A couple years ago when I was writing my first honest-to-God attempt at a book, I kept encountering the same problem. I'd go through writing the parts that excited me, and put placeholders for the parts that I knew I wanted in there, but didn't necessarily feel like writing.

At one point I lamented to Hubby about a particular scene I was procrastinating on because I thought it would be boring to write. His response? "If you think it's boring to write, maybe it'll be boring to read."

Duh. Why didn't I think of that? Because I didn't. The thing was, I thought of these scenes as necessary to move the plot forward. I didn't look at them as having any value themselves. Just segues between the "good" scenes.

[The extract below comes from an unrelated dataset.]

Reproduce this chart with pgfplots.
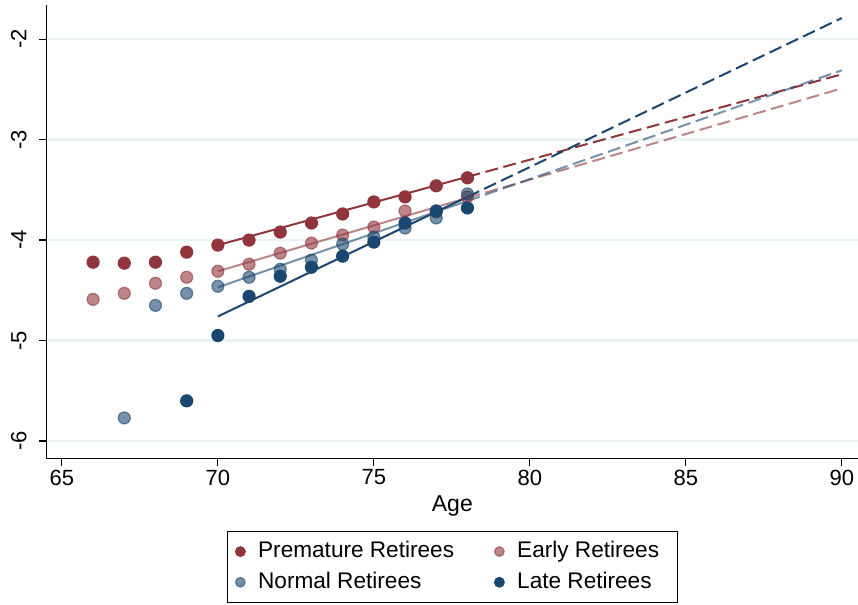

Here's the thing. Every scene should count. No, wait. Every paragraph--hell, every word--should count. There shouldn't be a point in your manuscript where the reader gets bored, wants to skip ahead, decides it's a good time to put the book down and have a snack, etc. And the best way to judge this is to truly love what you're writing. Be your own fan. Laugh at the funny parts, cry at the sad ones. Go ahead and fall in love with the romantic lead, give your MC a mental fist-bump when she does you proud. Because to paraphrase from Hubby: if you don't want to write it, you can be sure as sh#t that nobody is going to want to read it.

(See how much I've learned? And I'm documenting it all for you, so you don't make the same mistakes, fellow scribes!)